Mas ao contrário dos colégios voltados para a alta renda, cujas margens são elevadas, as escolas com um perfil mais popular requerem uma outra forma de operar. “É um tipo de negócio que precisa ter escala para a conta fechar”, afirma Cássio Beldi, sócio fundador da Mint. Não à toa, a Escola Mais pretende levantar R$ 20 milhões com investidores no próximo ano para abrir outras duas unidades em 2020, também na zona Leste de São Paulo. A meta é chegar em 2022 com cerca de 13 unidades na capital paulista.
Antes de investir no segmento premium, a Bahema analisou o mercado de colégios da base da pirâmide, mas desistiu devido ao desafio da escala. O projeto da Escola Mais foi apresentado em 2015 e a Bahema decidiu entrar como investidora minoritária, com uma fatia de 15%, dando total liberdade aos fundadores.
“Nosso foco principal continua sendo as demais escolas, mas sabemos que há um limite de crescimento no público de alta renda. Ao mesmo tempo, temos consciência dos grandes desafios do mercado ‘low cost’ de escolas”, disse Affonso Filho. Um desses desafios é o gap de conhecimento que o aluno da rede pública chega na escola privada. A Escola Mais atende alunos dos ensinos fundamental II e médio.
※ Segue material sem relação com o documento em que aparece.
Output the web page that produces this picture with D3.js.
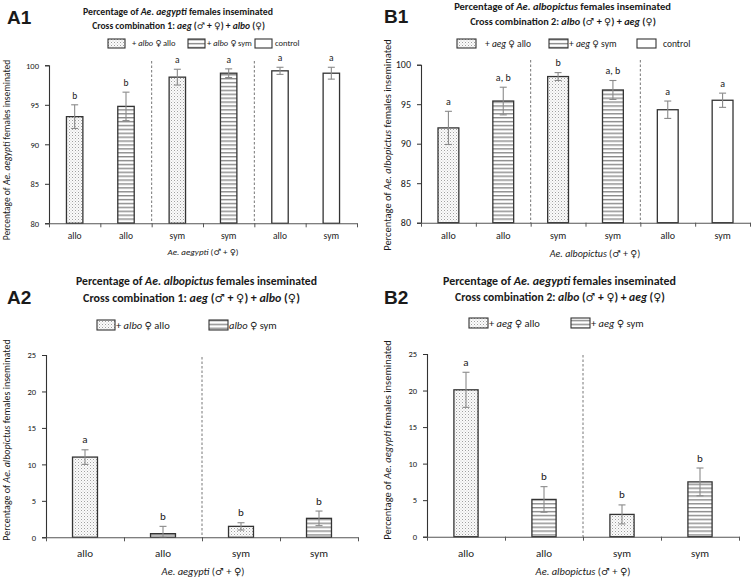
<!DOCTYPE html>
<html><head><meta charset="utf-8">
<script src="https://cdn.jsdelivr.net/npm/d3@7"></script>
<style>
body{margin:0;background:#fff}
svg{display:block}
text{font-family:Carlito, Lato, "Open Sans", sans-serif; fill:#1a1a1a}
</style>
</head><body>
<svg id="chart" width="756" height="579"></svg>
<script>
// ---------------- DATA ----------------
// Panel A1
const a1Categories = ["allo", "allo", "sym", "sym", "allo", "sym"];
const a1Values     = [93.5, 94.8, 98.5, 99.0, 99.3, 99.0];
const a1Errors     = [1.5, 1.8, 1.0, 0.55, 0.45, 0.75];
const a1Letters    = ["b", "b", "a", "a", "a", "a"];
const a1Groups     = ["allo", "sym", "allo", "sym", "control", "control"];
const a1Ticks      = [80, 85, 90, 95, 100];

// Panel B1
const b1Categories = ["allo", "allo", "sym", "sym", "allo", "sym"];
const b1Values     = [92.0, 95.4, 98.5, 96.8, 94.3, 95.5];
const b1Errors     = [2.1, 1.75, 0.5, 1.2, 1.1, 0.9];
const b1Letters    = ["a", "a, b", "b", "a, b", "a", "a"];
const b1Groups     = ["allo", "sym", "allo", "sym", "control", "control"];
const b1Ticks      = [80, 85, 90, 95, 100];

// Panel A2
const a2Categories = ["allo", "allo", "sym", "sym"];
const a2Values     = [11.0, 0.5, 1.5, 2.6];
const a2Errors     = [1.0, 1.0, 0.5, 1.0];
const a2Letters    = ["a", "b", "b", "b"];
const a2Groups     = ["allo", "sym", "allo", "sym"];
const a2Ticks      = [0, 5, 10, 15, 20, 25];

// Panel B2
const b2Categories = ["allo", "allo", "sym", "sym"];
const b2Values     = [20.1, 5.1, 3.05, 7.5];
const b2Errors     = [2.4, 1.75, 1.3, 1.9];
const b2Letters    = ["a", "b", "b", "b"];
const b2Groups     = ["allo", "sym", "allo", "sym"];
const b2Ticks      = [0, 5, 10, 15, 20, 25];

// ---------------- DRAWING ----------------
const svg = d3.select("#chart");
const defs = svg.append("defs");

// dotted pattern
const pd = defs.append("pattern").attr("id", "dots").attr("patternUnits", "userSpaceOnUse")
  .attr("width", 3).attr("height", 3);
pd.append("rect").attr("width", 3).attr("height", 3).attr("fill", "#fbfbfb");
pd.append("rect").attr("x", 0).attr("y", 0).attr("width", 1).attr("height", 1).attr("fill", "#a0a0a0");
pd.append("rect").attr("x", 1.5).attr("y", 1.5).attr("width", 1).attr("height", 1).attr("fill", "#c8c8c8");
// striped pattern
const ps = defs.append("pattern").attr("id", "stripes").attr("patternUnits", "userSpaceOnUse")
  .attr("width", 4).attr("height", 3.9);
ps.append("rect").attr("width", 4).attr("height", 3.9).attr("fill", "#fff");
ps.append("rect").attr("x", 0).attr("y", 0).attr("width", 4).attr("height", 1.4).attr("fill", "#8a8a8a");

const fillFor = g => g === "allo" ? "url(#dots)" : g === "sym" ? "url(#stripes)" : "#fff";

// rich text: segments with italic / bold; gender symbols in a font that has them
function rich(sel, segs) {
  segs.forEach(s => {
    const parts = s.t.split(/([\u2640\u2642])/).filter(p => p.length);
    parts.forEach(p => {
      const t = sel.append("tspan").text(p);
      if (s.i) t.attr("font-style", "italic");
      if (s.b) t.attr("font-weight", "bold");
      if (p === "\u2640" || p === "\u2642") {
        t.style("font-family", "'DejaVu Sans', sans-serif").attr("font-size", "0.95em").attr("font-style", "normal");
      }
    });
  });
  return sel;
}
function fitWidth(textSel, w) {
  const node = textSel.node();
  const cur = node.getComputedTextLength();
  const fs = parseFloat(textSel.attr("font-size"));
  if (cur > 0) textSel.attr("font-size", (fs * w / cur).toFixed(2));
}

function panel(cfg) {
  const g = svg.append("g");
  const n = cfg.cats.length;
  const x = d3.scaleBand().domain(d3.range(n)).range([cfg.left, cfg.right]).padding(0);
  const xb = d3.scaleLinear().domain([0, n]).range([cfg.left, cfg.right]);
  const y = d3.scaleLinear().domain(cfg.domain).range([cfg.bottom, cfg.top]);
  const bw = x.bandwidth() * cfg.barFrac;

  // panel label
  g.append("text").attr("x", cfg.label[0]).attr("y", cfg.label[1])
    .attr("font-weight", "bold").attr("font-size", 19)
    .style("font-family", "'Liberation Sans', Arial, sans-serif").text(cfg.labelText);

  // titles
  cfg.titles.forEach(tt => {
    const t = g.append("text").attr("x", tt.x).attr("y", tt.y).attr("text-anchor", "middle")
      .attr("font-weight", "bold").attr("font-size", 10);
    rich(t, tt.segs);
    fitWidth(t, tt.w);
  });

  // legend
  cfg.legend.forEach(l => {
    g.append("rect").attr("x", l.bx).attr("y", cfg.legendY - l.bh / 2).attr("width", l.bw).attr("height", l.bh)
      .attr("fill", fillFor(l.group)).attr("stroke", "#333").attr("stroke-width", 1.1);
    const t = g.append("text").attr("x", l.tx).attr("y", cfg.legendY + cfg.legendFs * 0.35)
      .attr("font-size", cfg.legendFs);
    rich(t, l.segs);
  });

  // separators
  cfg.seps.forEach(s => {
    g.append("line").attr("x1", xb(s)).attr("x2", xb(s)).attr("y1", cfg.sepTop).attr("y2", cfg.bottom)
      .attr("stroke", "#666").attr("stroke-width", 0.9).attr("stroke-dasharray", "2.5,2");
  });

  // bars
  const idx = d3.range(n);
  g.selectAll(".bar").data(idx).join("rect")
    .attr("x", i => x(i) + (x.bandwidth() - bw) / 2)
    .attr("y", i => y(cfg.values[i]))
    .attr("width", bw)
    .attr("height", i => y(cfg.domain[0]) - y(cfg.values[i]))
    .attr("fill", i => fillFor(cfg.groups[i]))
    .attr("stroke", "#333").attr("stroke-width", 1.3);

  // error bars
  const eb = g.selectAll(".eb").data(idx).join("g").attr("stroke", "#8a8a8a").attr("stroke-width", 1.1);
  const cx = i => x(i) + x.bandwidth() / 2;
  const hi = i => y(cfg.values[i] + cfg.errors[i]);
  const lo = i => y(Math.max(cfg.domain[0], cfg.values[i] - cfg.errors[i]));
  eb.append("line").attr("x1", cx).attr("x2", cx).attr("y1", hi).attr("y2", lo);
  eb.append("line").attr("x1", i => cx(i) - 3.5).attr("x2", i => cx(i) + 3.5).attr("y1", hi).attr("y2", hi);
  eb.append("line").attr("x1", i => cx(i) - 3.5).attr("x2", i => cx(i) + 3.5).attr("y1", lo).attr("y2", lo);

  // letters
  g.selectAll(".let").data(idx).join("text")
    .attr("x", cx).attr("y", i => hi(i) - cfg.letterGap)
    .attr("text-anchor", "middle").attr("font-size", cfg.letterFs).text(i => cfg.letters[i]);

  // y axis
  const ya = g.append("g").attr("transform", `translate(${cfg.left},0)`)
    .call(d3.axisLeft(y).tickValues(cfg.ticks).tickSize(4).tickPadding(6).tickFormat(d3.format("d")));
  ya.select(".domain").attr("stroke", "#333").attr("stroke-width", 1.1);
  ya.selectAll(".tick line").attr("stroke", "#333");
  ya.selectAll(".tick text").attr("font-size", cfg.tickFs).style("font-family", "Carlito, Lato, sans-serif").attr("fill", "#333");

  // x axis with boundary ticks
  const xa = g.append("g").attr("transform", `translate(0,${cfg.bottom})`)
    .call(d3.axisBottom(xb).tickValues(d3.range(n + 1)).tickSize(4).tickSizeOuter(0).tickFormat(""));
  xa.select(".domain").attr("stroke", "#555").attr("stroke-width", 1.1);
  xa.selectAll(".tick line").attr("stroke", "#555");

  // category labels
  g.selectAll(".cat").data(idx).join("text")
    .attr("x", cx).attr("y", cfg.bottom + cfg.catDy)
    .attr("text-anchor", "middle").attr("font-size", cfg.catFs).text(i => cfg.cats[i]);

  // x title
  const xt = g.append("text").attr("x", cfg.xTitle[0]).attr("y", cfg.xTitle[1])
    .attr("text-anchor", "middle").attr("font-size", cfg.xTitleFs);
  rich(xt, cfg.xTitleSegs);

  // y title
  const yt = g.append("text").attr("transform", `translate(${cfg.yTitle[0]},${cfg.yTitle[1]}) rotate(-90)`)
    .attr("text-anchor", "middle").attr("font-size", cfg.yTitleFs);
  rich(yt, cfg.yTitleSegs);
}

const MF = " (\u2642 + \u2640)";

panel({
  labelText: "A1", label: [7, 24],
  cats: a1Categories, values: a1Values, errors: a1Errors, letters: a1Letters, groups: a1Groups, ticks: a1Ticks,
  domain: [80, 100], left: 49, right: 357, top: 65.3, bottom: 223.3, barFrac: 0.32,
  titles: [
    {x: 178, y: 14.5, w: 190, segs: [{t: "Percentage of "}, {t: "Ae. aegypti", i: 1}, {t: " females inseminated"}]},
    {x: 178.5, y: 28.5, w: 173, segs: [{t: "Cross combination 1: "}, {t: "aeg", i: 1}, {t: MF + " + "}, {t: "albo", i: 1}, {t: " (\u2640)"}]}
  ],
  legendY: 43.5, legendFs: 8.5,
  legend: [
    {group: "allo", bx: 108, bw: 17, bh: 9, tx: 132, segs: [{t: "+ "}, {t: "albo", i: 1}, {t: " \u2640 allo"}]},
    {group: "sym", bx: 188, bw: 17, bh: 9, tx: 207, segs: [{t: "+ "}, {t: "albo", i: 1}, {t: " \u2640 sym"}]},
    {group: "control", bx: 255, bw: 17, bh: 9, tx: 275, segs: [{t: "control"}]}
  ],
  seps: [2, 4], sepTop: 61,
  letterGap: 6, letterFs: 9.5, tickFs: 8.5, catFs: 9.5, catDy: 15.5,
  xTitle: [203, 255], xTitleFs: 9, xTitleSegs: [{t: "Ae. aegypti", i: 1}, {t: MF}],
  yTitle: [10, 150], yTitleFs: 9.5, yTitleSegs: [{t: "Percentage of  "}, {t: "Ae. aegypti", i: 1}, {t: " females inseminated"}]
});

panel({
  labelText: "B1", label: [384, 23],
  cats: b1Categories, values: b1Values, errors: b1Errors, letters: b1Letters, groups: b1Groups, ticks: b1Ticks,
  domain: [80, 100], left: 421, right: 750, top: 64.7, bottom: 222.7, barFrac: 0.38,
  titles: [
    {x: 562.5, y: 10, w: 217, segs: [{t: "Percentage of "}, {t: "Ae. albopictus", i: 1}, {t: " females inseminated"}]},
    {x: 563, y: 24.5, w: 186, segs: [{t: "Cross combination 2: "}, {t: "albo", i: 1}, {t: MF + " + "}, {t: "aeg", i: 1}, {t: " (\u2640)"}]}
  ],
  legendY: 43.5, legendFs: 9.5,
  legend: [
    {group: "allo", bx: 457, bw: 19, bh: 9, tx: 485, segs: [{t: "+ "}, {t: "aeg", i: 1}, {t: " \u2640 allo"}]},
    {group: "sym", bx: 549, bw: 19, bh: 9, tx: 569, segs: [{t: "+ "}, {t: "aeg", i: 1}, {t: " \u2640 sym"}]},
    {group: "control", bx: 637, bw: 19, bh: 9, tx: 663, segs: [{t: "control"}]}
  ],
  seps: [2, 4], sepTop: 60,
  letterGap: 6.5, letterFs: 10, tickFs: 10, catFs: 10, catDy: 16,
  xTitle: [595, 257], xTitleFs: 10, xTitleSegs: [{t: "Ae. albopictus", i: 1}, {t: MF}],
  yTitle: [391, 145], yTitleFs: 10.5, yTitleSegs: [{t: "Percentage of "}, {t: "Ae. albopictus", i: 1}, {t: " females inseminated"}]
});

panel({
  labelText: "A2", label: [7, 304],
  cats: a2Categories, values: a2Values, errors: a2Errors, letters: a2Letters, groups: a2Groups, ticks: a2Ticks,
  domain: [0, 25], left: 46, right: 358, top: 355, bottom: 537.3, barFrac: 0.32,
  titles: [
    {x: 196.5, y: 285, w: 241, segs: [{t: "Percentage of "}, {t: "Ae. albopictus", i: 1}, {t: " females inseminated"}]},
    {x: 191.5, y: 302, w: 217, segs: [{t: "Cross combination 1: "}, {t: "aeg", i: 1}, {t: MF + " + "}, {t: "albo", i: 1}, {t: " (\u2640)"}]}
  ],
  legendY: 325, legendFs: 10.5,
  legend: [
    {group: "allo", bx: 97, bw: 18, bh: 10, tx: 116, segs: [{t: "+ "}, {t: "albo", i: 1}, {t: " \u2640 allo"}]},
    {group: "sym", bx: 209, bw: 19, bh: 10, tx: 229, segs: [{t: "albo", i: 1}, {t: " \u2640 sym"}]}
  ],
  seps: [2], sepTop: 357,
  letterGap: 6.5, letterFs: 11, tickFs: 8.5, catFs: 11, catDy: 20,
  xTitle: [203, 575], xTitleFs: 10.5, xTitleSegs: [{t: "Ae. aegypti", i: 1}, {t: MF}],
  yTitle: [10, 440], yTitleFs: 10, yTitleSegs: [{t: "Percentage of  "}, {t: "Ae. albopictus", i: 1}, {t: " females inseminated"}]
});

panel({
  labelText: "B2", label: [384, 304],
  cats: b2Categories, values: b2Values, errors: b2Errors, letters: b2Letters, groups: b2Groups, ticks: b2Ticks,
  domain: [0, 25], left: 427, right: 739, top: 354, bottom: 536.7, barFrac: 0.31,
  titles: [
    {x: 559.5, y: 285, w: 233, segs: [{t: "Percentage of "}, {t: "Ae. aegypti", i: 1}, {t: "  females inseminated"}]},
    {x: 560, y: 301, w: 210, segs: [{t: "Cross combination 2: "}, {t: "albo", i: 1}, {t: MF + " + "}, {t: "aeg", i: 1}, {t: " (\u2640)"}]}
  ],
  legendY: 323, legendFs: 10.5,
  legend: [
    {group: "allo", bx: 469, bw: 19, bh: 10, tx: 489, segs: [{t: "+ "}, {t: "aeg", i: 1}, {t: " \u2640 allo"}]},
    {group: "sym", bx: 571, bw: 19, bh: 10, tx: 591, segs: [{t: "+ "}, {t: "aeg", i: 1}, {t: " \u2640 sym"}]}
  ],
  seps: [2], sepTop: 355,
  letterGap: 6.5, letterFs: 11, tickFs: 8.5, catFs: 11, catDy: 20,
  xTitle: [583, 575], xTitleFs: 10.5, xTitleSegs: [{t: "Ae. albopictus", i: 1}, {t: MF}],
  yTitle: [391, 440], yTitleFs: 10.5, yTitleSegs: [{t: "Percentage of "}, {t: "Ae. aegypti", i: 1}, {t: " females inseminated"}]
});
</script>
</body></html>
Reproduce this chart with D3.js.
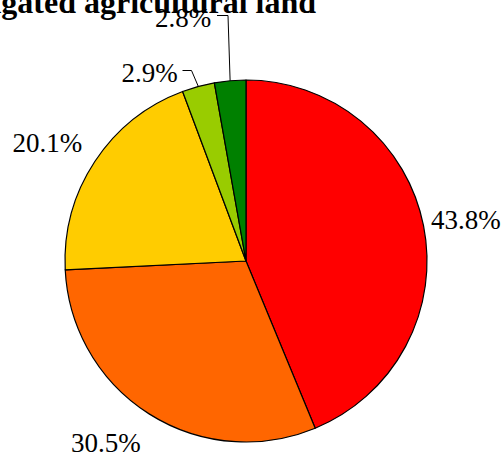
<!DOCTYPE html>
<html>
<head>
<meta charset="utf-8">
<script src="https://cdn.jsdelivr.net/npm/d3@7/dist/d3.min.js"></script>
<style>
  html, body { margin: 0; padding: 0; background: #fff; }
  svg { display: block; }
  text { font-family: "Liberation Serif", "Times New Roman", Times, "DejaVu Serif", serif; }
</style>
</head>
<body>
<div id="chart"></div>
<script>
// Share of irrigated agricultural land, by category
const titleText = "Irrigated agricultural land";
const categories = ["A", "B", "C", "D", "E"];
const values = [43.8, 30.5, 20.1, 2.9, 2.8];
const labels = ["43.8%", "30.5%", "20.1%", "2.9%", "2.8%"];
const colors = ["#ff0000", "#ff6600", "#ffcc00", "#99cc00", "#008000"];

const width = 504, height = 456;
const cx = 246, cy = 261, radius = 181;

// Text placement for each slice label (start x, baseline y)
const labelAt = [
  [431, 229], [71, 451.5], [12.5, 152], [121.5, 81.5], [155, 27]
];
// Leader lines for the two narrow slices: elbow point and end x
const leaders = [
  null, null, null,
  { elbow: [191.5, 70.5], endX: 182.5 },
  { elbow: [228, 15.5], endX: 217 }
];

const svg = d3.select("#chart").append("svg")
  .attr("width", width).attr("height", height);

svg.append("text")
  .attr("x", 316).attr("y", 12.5)
  .attr("text-anchor", "end")
  .attr("font-weight", "bold")
  .attr("font-size", 32)
  .attr("fill", "#000")
  .text(titleText);

const pie = d3.pie().sort(null).value(d => d)(values);
const arc = d3.arc().innerRadius(0).outerRadius(radius);
const edge = d3.arc().innerRadius(radius).outerRadius(radius);

const g = svg.append("g").attr("transform", `translate(${cx},${cy})`);

g.selectAll("path.slice")
  .data(pie)
  .join("path")
  .attr("class", "slice")
  .attr("d", arc)
  .attr("fill", (d, i) => colors[i])
  .attr("stroke", "#000")
  .attr("stroke-width", 1.2)
  .attr("stroke-linejoin", "round");

// Leader lines from slice edge to the label
pie.forEach((d, i) => {
  const L = leaders[i];
  if (!L) return;
  const [ex, ey] = edge.centroid(d);
  const pts = [[ex + cx, ey + cy], L.elbow, [L.endX, L.elbow[1]]];
  svg.append("path")
    .attr("d", d3.line()(pts))
    .attr("fill", "none")
    .attr("stroke", "#000")
    .attr("stroke-width", 1);
});

svg.selectAll("text.lbl")
  .data(labels)
  .join("text")
  .attr("class", "lbl")
  .attr("x", (d, i) => labelAt[i][0])
  .attr("y", (d, i) => labelAt[i][1])
  .attr("font-size", 27)
  .attr("fill", "#000")
  .text(d => d);
</script>
</body>
</html>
No longo prazo, os sócios da Escola Mais vislubram a possibilidade de o governo firmar parcerias com escolas privadas para atender alunos de baixa renda. O futuro ministro da Economia Paulo Guedes é um defensor da oferta de “vouchers” pelo governo para que estudantes tenham acesso à rede privada. “Hoje, o governo gasta R$ 700 por aluno na educação básica no Brasil. Em São Paulo, o valor sobe para R$ 1,2 mil. É mais do que as nossas mensalidades e a qualidade do ensino é ruim”, diz Aliperti.
Hoje 80% dos alunos da educação básica estão na rede pública – um indicativo do potencial desse segmento para o setor privado, apesar da tendência de queda nas matrículas no ensino fundamental como um todo. O movimento, detectado pelo Censo Escolar da Educação Básica 2017, é relacionado principalmente à mudança no perfil demográfico da população.